In recent years, the data has been growing exponentially. Business needs new, more efficient ways to work with them. They need powerful data platforms and employees who optimize processes and supply prepared data for other specialists. A data engineer is a specialist who helps to collect, store, and process such data.
Who is a Data Engineer
The need for data engineering grew along with how large companies accumulated user data. Information had to be collected, processed, and structured before beginning to analyze and search for insights.
After the 2010s, large corporations needed to pay more attention to knowledge about users and insights searches because it directly affected their income. Therefore, new tools and approaches appeared at each stage of working with data, and a technological stack developed.
The data analyst could no longer maintain proper skills in all areas, so this universal profession began to split into separate specializations. So the job of data engineer stood out in an independent direction.
So, a data engineer creates or configures the software for data collection, cleaning, transformation, etc., and further use in the business.
Duties of Data Engineer
The responsibility of a data engineer is to build a reliable and effective architecture for working with data. He configures and maintains systems for data processing, creates pipelines for loading data from various sources, and cleans and filters incorrect information.
The data engineer knows how different parts of the architecture interact with each other. He should be able to integrate them and build a complete process, from collecting raw data to communicating the analysis results to the customer. The data engineer should understand the technologies' possibilities and limitations.
Suppose a company wants to collect and store more data to make decisions based on them. In that case, the work of a data engineer is to understand whether the existing architecture is suitable for these tasks or whether something needs to be changed: add computation resources, integrate new tools, or completely rebuild the architecture.
Another aspect of the data engineering profession is data preparation and cleaning. Data engineers work with raw data, which may be incomplete, contain errors, or are unsuitable for solving a problem. They prepare data for further processing: automate the collection, data cleaning, and transformation into a species ideal for analysis.
Although the responsibility of a data engineer is to work with data, he looks at it in terms of structure, storage logic, and processing efficiency. He is responsible for ensuring that the data is suitable for further processing. The data engineer provides the availability of data: the final architecture should allow users to quickly access the data and receive a response to the request. At the same time, he does not analyze business information in this data.
What does a Data Engineer do?
designs, develops, and maintains a big data architecture
configures data collection from disparate sources to a single repository
checks the data for correctness, discards incomplete or erroneous data
leads the raw data to a type suitable for further processing and analysis
creates pipelines for loading and processing data
is looking for new opportunities to improve data collection and processing.

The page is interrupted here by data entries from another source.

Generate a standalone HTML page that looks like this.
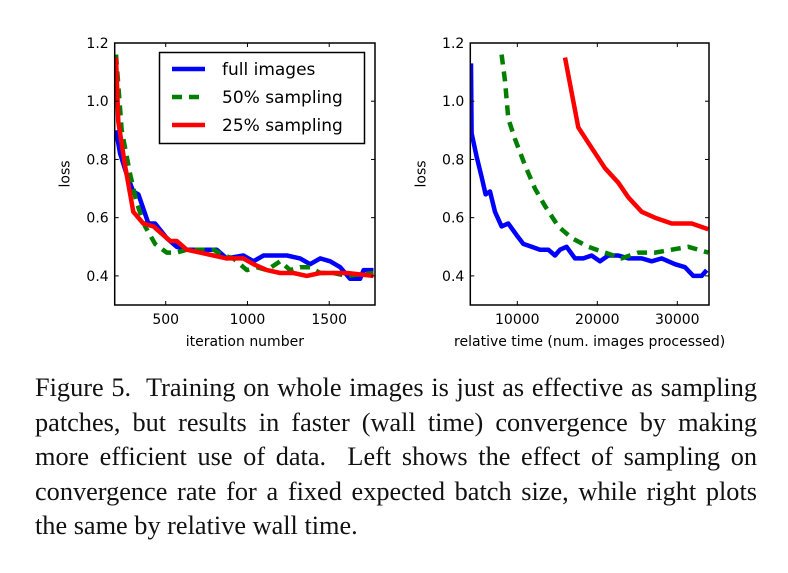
<!DOCTYPE html>
<html><head><meta charset="utf-8"><style>
body{margin:0;background:#fff;width:788px;height:573px;overflow:hidden;position:relative}
svg text{font-family:"DejaVu Sans","Liberation Sans",sans-serif;font-size:14px;fill:#000}
#cap{position:absolute;left:35px;top:371px;width:722px;font-family:"Liberation Serif",serif;font-size:26.3px;line-height:34.6px;text-align:justify;color:#111;margin:0}
</style></head><body>
<svg id="chart" width="788" height="573" style="position:absolute;left:0;top:0"></svg>
<p id="cap">Figure 5.&nbsp; Training on whole images is just as effective as sampling patches, but results in faster (wall time) convergence by making more efficient use of data.&nbsp; Left shows the effect of sampling on convergence rate for a fixed expected batch size, while right plots the same by relative wall time.</p>
<script>
const leftFullX=[196,221,261,302,333,394,435,506,567,629,690,751,812,873,975,1037,1098,1159,1241,1322,1383,1445,1506,1567,1628,1689,1710,1771];
const leftFullY=[0.9,0.82,0.75,0.69,0.68,0.58,0.58,0.53,0.5,0.49,0.49,0.49,0.49,0.46,0.47,0.45,0.47,0.47,0.47,0.46,0.44,0.46,0.45,0.43,0.39,0.39,0.42,0.42];
const left50X=[196,231,282,323,374,435,506,567,629,710,792,853,914,996,1057,1118,1200,1261,1322,1383,1445,1526,1608,1771];
const left50Y=[1.16,0.9,0.75,0.65,0.57,0.51,0.48,0.48,0.49,0.49,0.49,0.47,0.46,0.42,0.43,0.42,0.45,0.42,0.43,0.43,0.41,0.41,0.40,0.41];
const left25X=[196,210,251,302,363,425,465,527,567,629,710,792,873,975,1037,1118,1200,1281,1363,1445,1526,1608,1771];
const left25Y=[1.15,0.93,0.78,0.62,0.58,0.57,0.55,0.52,0.52,0.49,0.48,0.47,0.46,0.46,0.44,0.42,0.41,0.41,0.40,0.41,0.41,0.41,0.40];
const rightFullX=[4208,4291,4917,5541,6042,6583,7208,8042,8875,9917,10750,11792,12833,13875,14708,15333,16167,17208,18250,19292,20333,21375,22625,23875,25542,26792,28042,29708,30958,32000,33042,33667];
const rightFullY=[1.13,0.89,0.81,0.74,0.68,0.69,0.62,0.57,0.58,0.54,0.51,0.5,0.49,0.49,0.47,0.49,0.5,0.46,0.46,0.47,0.45,0.47,0.47,0.46,0.46,0.45,0.46,0.44,0.43,0.40,0.40,0.42];
const right50X=[8042,8458,8875,9708,10958,12208,13458,15125,16792,18875,20958,23042,25125,27208,29292,31375,33875];
const right50Y=[1.16,1.07,0.94,0.87,0.78,0.7,0.64,0.57,0.53,0.5,0.48,0.46,0.48,0.48,0.49,0.5,0.48];
const right25X=[15958,17625,19292,20958,22625,23875,25542,27208,29292,31792,33875];
const right25Y=[1.15,0.91,0.84,0.77,0.72,0.67,0.62,0.60,0.58,0.58,0.56];
const leftXTicks=[500,1000,1500];
const rightXTicks=[10000,20000,30000];
const yTicks=[0.4,0.6,0.8,1.0,1.2];
const legendLabels=["full images","50% sampling","25% sampling"];

const NS="http://www.w3.org/2000/svg";
const svg=document.getElementById('chart');
function mk(t,a,p){const e=document.createElementNS(NS,t);for(const k in a)e.setAttribute(k,a[k]);(p||svg).appendChild(e);return e;}
function panel(name,L,R,T,B,x0,x1,xt,xlabel,series){
  const g=mk('g',{});
  
  
  const sx=v=>L+(v-x0)/(x1-x0)*(R-L);
  const sy=v=>B-(v-0.3)/(1.2-0.3)*(B-T);
  const clip=mk('clipPath',{id:'c'+name},g);mk('rect',{x:L,y:T,width:R-L,height:B-T},clip);
  series.forEach(s=>{
    const pts=s.x.map((v,i)=>sx(v).toFixed(1)+','+sy(s.y[i]).toFixed(1)).join(' ');
    const a={points:pts,fill:'none',stroke:s.c,'stroke-width':4.5,'stroke-linejoin':'round','clip-path':'url(#c'+name+')'};
    if(s.d)a['stroke-dasharray']='10,7';
    const pl=mk('polyline',a,g);
    
    
  });
  mk('rect',{x:L,y:T,width:R-L,height:B-T,fill:'none',stroke:'#000','stroke-width':1.5},g);
  xt.forEach(v=>{const x=sx(v);
    mk('line',{x1:x,x2:x,y1:B,y2:B-4,stroke:'#000'},g);mk('line',{x1:x,x2:x,y1:T,y2:T+4,stroke:'#000'},g);
    const t=mk('text',{x:x,y:B+19,'text-anchor':'middle'},g);t.textContent=v;
    
    });
  yTicks.forEach(v=>{const y=sy(v);
    mk('line',{x1:L,x2:L+4,y1:y,y2:y,stroke:'#000'},g);mk('line',{x1:R,x2:R-4,y1:y,y2:y,stroke:'#000'},g);
    const t=mk('text',{x:L-6,y:y+5,'text-anchor':'end'},g);t.textContent=v.toFixed(1);
    
    });
  const xl=mk('text',{x:(L+R)/2,y:B+41,'text-anchor':'middle'},g);xl.textContent=xlabel;
  
  
  const yl=mk('text',{x:0,y:0,'text-anchor':'middle',transform:`translate(${L-45},${(T+B)/2}) rotate(-90)`},g);yl.textContent='loss';
  
  
  return g;
}
panel('left-chart',114.7,375,43,305,188,1780,leftXTicks,'iteration number',[
 {x:leftFullX,y:leftFullY,c:'#0000ff',n:'full-images-line'},
 {x:left50X,y:left50Y,c:'#007f00',d:1,n:'sampling-50-line'},
 {x:left25X,y:left25Y,c:'#ff0000',n:'sampling-25-line'}]);
panel('right-chart',470.3,709,43,305,4125,33960,rightXTicks,'relative time (num. images processed)',[
 {x:rightFullX,y:rightFullY,c:'#0000ff',n:'full-images-line'},
 {x:right50X,y:right50Y,c:'#007f00',d:1,n:'sampling-50-line'},
 {x:right25X,y:right25Y,c:'#ff0000',n:'sampling-25-line'}]);
const lg=mk('g',{});


mk('rect',{x:159.5,y:52.5,width:205,height:91,fill:'#fff',stroke:'#000','stroke-width':1.5},lg);
const cols=['#0000ff','#007f00','#ff0000'];
legendLabels.forEach((l,i)=>{const y=69+i*28;
  const a={x1:172,x2:205,y1:y,y2:y,stroke:cols[i],'stroke-width':4.5};if(i==1)a['stroke-dasharray']='10,7';
  mk('line',a,lg);
  const t=mk('text',{x:222,y:y+6,style:'font-size:17px'},lg);t.textContent=l;
  
  });
</script>
</body></html>
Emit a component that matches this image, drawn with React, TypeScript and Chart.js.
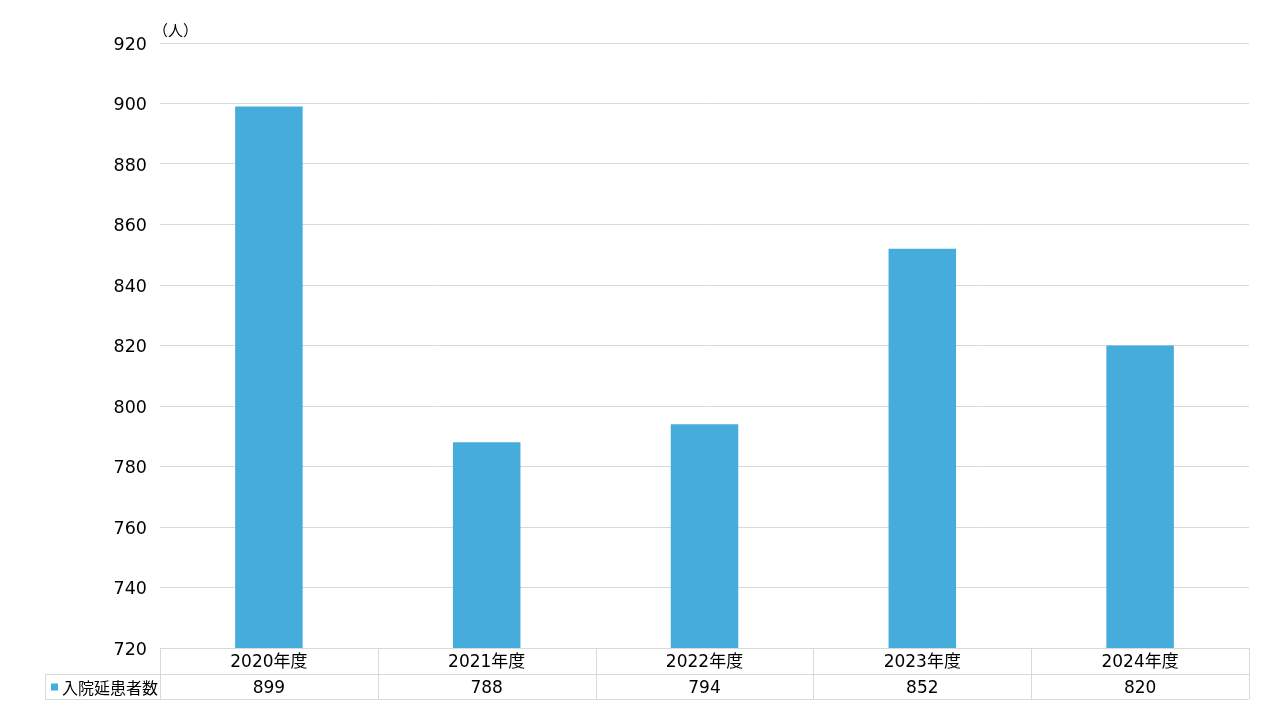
import React, { useEffect, useRef } from "react";
import { Chart, registerables } from "chart.js";

Chart.register(...registerables);

const categories: string[] = ["2020年度", "2021年度", "2022年度", "2023年度", "2024年度"];
const seriesName = "入院延患者数";
const values: number[] = [899, 788, 794, 852, 820];
const unitLabel = "（人）";
const yMin = 720;
const yMax = 920;
const yStep = 20;

const BAR_COLOR = "#45ACDC";
const LINE_COLOR = "#d9d9d9";
const FONT = "'DejaVu Sans', 'Noto Sans CJK JP', sans-serif";
const CJK_FONT = "'Noto Sans CJK JP', sans-serif";

const tablePlugin = {
  id: "dataTable",
  afterDraw(chart: any) {
    const ctx = chart.ctx as CanvasRenderingContext2D;
    const area = chart.chartArea;
    const x = chart.scales.x;
    const top = area.bottom;
    const mid = top + 26;
    const bot = top + 51;
    const legendLeft = 45;
    ctx.save();
    ctx.strokeStyle = LINE_COLOR;
    ctx.lineWidth = 1;
    const h = (y: number, x1: number, x2: number) => {
      ctx.beginPath();
      ctx.moveTo(x1, Math.round(y) + 0.5);
      ctx.lineTo(x2, Math.round(y) + 0.5);
      ctx.stroke();
    };
    const v = (xx: number, y1: number, y2: number) => {
      ctx.beginPath();
      ctx.moveTo(Math.round(xx) + 0.5, y1);
      ctx.lineTo(Math.round(xx) + 0.5, y2);
      ctx.stroke();
    };
    h(top, area.left, area.right);
    h(mid, legendLeft, area.right);
    h(bot, legendLeft, area.right);
    v(legendLeft, mid, bot);
    const n = categories.length;
    const w = (area.right - area.left) / n;
    for (let i = 0; i <= n; i++) {
      v(area.left + w * i, top, bot);
    }
    ctx.fillStyle = "#000";
    ctx.font = `17px ${FONT}`;
    ctx.textAlign = "center";
    ctx.textBaseline = "middle";
    categories.forEach((c, i) => {
      const cx = x.getPixelForValue(i);
      ctx.fillText(c, cx, (top + mid) / 2 + 2);
      ctx.fillText(String(values[i]), cx, (mid + bot) / 2 + 2);
    });
    // legend key
    ctx.fillStyle = BAR_COLOR;
    ctx.fillRect(51, (mid + bot) / 2 - 3, 7, 7);
    ctx.fillStyle = "#000";
    ctx.textAlign = "left";
    ctx.font = `16px ${CJK_FONT}`;
    ctx.fillText(seriesName, 62, (mid + bot) / 2 + 1);
    // unit label
    ctx.font = `15px ${CJK_FONT}`;
    ctx.textAlign = "left";
    ctx.fillText(unitLabel, 153, 30);
    ctx.restore();
  },
};

export default function App() {
  const ref = useRef<HTMLCanvasElement | null>(null);
  useEffect(() => {
    if (!ref.current) return;
    const chart = new Chart(ref.current, {
      type: "bar",
      data: {
        labels: categories,
        datasets: [
          {
            label: seriesName,
            data: values,
            backgroundColor: BAR_COLOR,
            barPercentage: 0.31,
            categoryPercentage: 1,
          },
        ],
      },
      options: {
        responsive: false,
        animation: false,
        layout: { padding: { left: 0, top: 43, right: 31, bottom: 72 } },
        plugins: {
          legend: { display: false },
          tooltip: { enabled: false },
        },
        scales: {
          x: { display: false },
          y: {
            min: yMin,
            max: yMax,
            afterFit: (s: any) => {
              s.width = 160;
            },
            border: { display: false },
            grid: { color: LINE_COLOR, drawTicks: false },
            ticks: {
              stepSize: yStep,
              padding: 13,
              labelOffset: 2,
              color: "#000",
              font: { family: FONT, size: 17.5 },
            },
          },
        },
      },
      plugins: [tablePlugin],
    });
    return () => chart.destroy();
  }, []);
  return (
    <div style={{ position: "absolute", left: 0, top: 0, width: 1280, height: 720, background: "#fff" }}>
      <canvas ref={ref} width={1280} height={720} />
    </div>
  );
}
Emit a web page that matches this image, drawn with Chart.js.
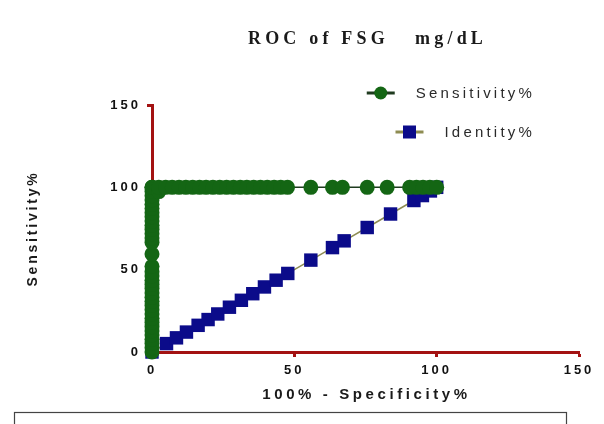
<!DOCTYPE html>
<html>
<head>
<meta charset="utf-8">
<script src="https://cdn.jsdelivr.net/npm/chart.js@4/dist/chart.umd.min.js"></script>
<style>
html, body { margin: 0; padding: 0; background: #fff; }
#wrap { width: 604px; height: 424px; }
</style>
</head>
<body>
<div id="wrap"><canvas id="rocChart" width="604" height="424"></canvas></div>
<script>
// ROC curve points: x = 100% - Specificity%, y = Sensitivity%
var sensX = [0, 0, 0, 0, 0, 0, 0, 0, 0, 0,
             0, 0, 0, 0, 0, 0, 0, 0, 0, 0,
             0, 0, 0, 0, 0, 0, 0, 0, 0, 0,
             0, 0, 0, 0, 0, 0, 0,
             2.4, 2.4, 4.8, 7.1, 9.5, 11.9, 14.3, 16.7, 19.0, 21.4,
             23.8, 26.2, 28.6, 31.0, 33.3, 35.7, 38.1, 40.5, 42.9, 45.2,
             47.6, 55.8, 63.4, 66.9, 75.6, 82.6, 90.5, 92.9, 95.2, 97.6, 100];
var sensY = [0, 2.6, 5.1, 7.7, 10.3, 12.8, 15.4, 17.9, 20.5, 23.1,
             25.6, 28.2, 30.8, 33.3, 35.9, 38.5, 41.0, 43.6, 46.2, 48.7,
             52.0, 59.5, 66.5, 69.2, 71.8, 74.4, 76.9, 79.5, 82.1, 84.6,
             87.2, 89.7, 92.3, 94.9, 97.4, 100, 100,
             97.4, 100, 100, 100, 100, 100, 100, 100, 100, 100,
             100, 100, 100, 100, 100, 100, 100, 100, 100, 100,
             100, 100, 100, 100, 100, 100, 100, 100, 100, 100, 100];
// reference diagonal
var identX = [0, 5.1, 8.6, 12.1, 16.2, 19.7, 23.1, 27.2, 31.4, 35.4, 39.5,
              43.6, 47.7, 55.8, 63.4, 67.5, 75.6, 83.8, 92.0, 95.0, 97.8, 100];
var identY = [0, 5.1, 8.6, 12.1, 16.2, 19.7, 23.1, 27.2, 31.4, 35.4, 39.5,
              43.6, 47.7, 55.8, 63.4, 67.5, 75.6, 83.8, 92.0, 95.0, 97.8, 100];
var xTicks = [0, 50, 100, 150];
var yTicks = [0, 50, 100, 150];
var seriesNames = ['Sensitivity%', 'Identity%'];

var axisRed = '#a31212';

function toPoints(xs, ys) {
  return xs.map(function(x, i) { return { x: x, y: ys[i] }; });
}

var decorPlugin = {
  id: 'decor',
  beforeInit: function(chart) { chart.ctx.letterSpacing = '3px'; },
  beforeDraw: function(chart) { chart.ctx.letterSpacing = '3px'; },
  afterDraw: function(chart) {
    var ctx = chart.ctx;
    var area = chart.chartArea;
    ctx.save();

    // title
    ctx.fillStyle = '#1a1a1a';
    ctx.textAlign = 'center';
    ctx.textBaseline = 'middle';
    ctx.font = 'bold 18px "Liberation Serif"';
    ctx.letterSpacing = '4.2px';
    ctx.fillText('ROC of FSG   mg/dL', (area.left + area.right) / 2 + 2, 39);

    // axis titles
    ctx.font = 'bold 15px "Liberation Sans"';
    ctx.letterSpacing = '3.6px';
    ctx.fillText('100% - Specificity%', (area.left + area.right) / 2 + 1, 395);
    ctx.save();
    ctx.translate(33, (area.top + area.bottom) / 2);
    ctx.rotate(-Math.PI / 2);
    ctx.font = 'bold 14px "Liberation Sans"';
    ctx.letterSpacing = '2.8px';
    ctx.fillText('Sensitivity%', 0, 0);
    ctx.restore();

    // legend
    ctx.font = '15px "Liberation Sans"';
    ctx.letterSpacing = '3.2px';
    ctx.textAlign = 'left';
    var rowsY = [area.top - 12, area.top + 27];
    chart.data.datasets.forEach(function(ds, i) {
      var w = ctx.measureText(ds.label).width;
      var tx = area.right - 44 - w;
      var cx = tx - 35;
      var cy = rowsY[i];
      ctx.strokeStyle = ds.borderColor;
      ctx.lineWidth = 3;
      ctx.beginPath();
      ctx.moveTo(cx - 14, cy);
      ctx.lineTo(cx + 14, cy);
      ctx.stroke();
      ctx.fillStyle = ds.pointBackgroundColor;
      ctx.beginPath();
      if (ds.pointStyle === 'rect') {
        ctx.rect(cx - 6.5, cy - 6.5, 13, 13);
      } else {
        ctx.arc(cx, cy, 6.5, 0, Math.PI * 2);
      }
      ctx.fill();
      ctx.fillStyle = '#2a2a2a';
      ctx.fillText(ds.label, tx, cy + 1);
    });

    // frame of the box below the chart
    ctx.strokeStyle = '#444';
    ctx.lineWidth = 1.2;
    ctx.strokeRect(14.5, 412.5, 552, 30);
    ctx.restore();
  }
};

var ctx = document.getElementById('rocChart').getContext('2d');
var chart = new Chart(ctx, {
  type: 'scatter',
  data: {
    datasets: [{
      label: seriesNames[0],
      data: toPoints(sensX, sensY),
      showLine: true,
      borderColor: '#1f3b1f',
      borderWidth: 1.5,
      pointStyle: 'circle',
      pointRadius: 7.5,
      pointBackgroundColor: '#146614',
      pointBorderWidth: 0,
      clip: false,
      order: 1
    }, {
      label: seriesNames[1],
      data: toPoints(identX, identY),
      showLine: true,
      borderColor: '#8e8c52',
      borderWidth: 1.5,
      pointStyle: 'rect',
      pointRadius: 9.5,
      pointBackgroundColor: '#0b0b8a',
      pointBorderWidth: 0,
      clip: false,
      order: 2
    }]
  },
  options: {
    responsive: false,
    animation: false,
    layout: { padding: { top: 105, right: 25, bottom: 0, left: 0 } },
    plugins: {
      legend: { display: false },
      title: { display: false },
      tooltip: { enabled: false }
    },
    scales: {
      x: {
        type: 'linear',
        min: 0,
        max: 150,
        afterBuildTicks: function(scale) {
          scale.ticks = xTicks.map(function(v) { return { value: v }; });
        },
        afterFit: function(scale) { scale.height = 72; },
        border: { display: true, color: axisRed, width: 3 },
        grid: { display: true, drawOnChartArea: false, drawTicks: true, tickLength: 5, tickColor: axisRed, tickWidth: 3 },
        ticks: {
          color: '#111',
          padding: 6,
          maxRotation: 0,
          font: { family: 'Liberation Sans', size: 13, weight: 'bold' }
        }
      },
      y: {
        type: 'linear',
        min: 0,
        max: 150,
        afterBuildTicks: function(scale) {
          scale.ticks = yTicks.map(function(v) { return { value: v }; });
        },
        afterFit: function(scale) { scale.width = 152; },
        border: { display: true, color: axisRed, width: 3 },
        grid: { display: true, drawOnChartArea: false, drawTicks: true, tickLength: 5, tickColor: axisRed, tickWidth: 3 },
        ticks: {
          color: '#111',
          padding: 6,
          font: { family: 'Liberation Sans', size: 13, weight: 'bold' }
        }
      }
    }
  },
  plugins: [decorPlugin]
});
</script>
</body>
</html>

Qualification of a Data Engineer
knowledge of the SQL query language at a level not lower than Middle;
knowledge of the Python programming language (data collected, interpreted with it);
experience with cloud platforms and have the corresponding certificates (Amazon Web Services, Microsoft Azure, and others);
knowledge of the SQL and NoSQL database system;
programming languages Java/Scala;
knowledge of one of the BI tools: Power BI, Tableau, etc.
Why Data Engineer is Useful to Business
Data engineers develop solutions, data pipelines, data architecture, etc. They create jobs that extract data, clean it, deliver it to destinations, etc. Their task is to create software that will work with data.
Data engineers receive data from different sources, including from the database. It can be SQL Server, Oracle DB, MySQL, Excel, or any other data storage or processing software. After that, they apply algorithms to this data and make it worthwhile so that it can help different departments, such as marketing, sales, finance, and others, improve their work performance.
Data engineers do the following for the business:
сollects product and/or customer information from multiple sources
sorts and processes information so that it can be handled further
securely stores data.
A Professional Date Engineer should have a certificate. Now the world is moving toward big data, and the certificated data engineers can manage it to create accurate forecasts.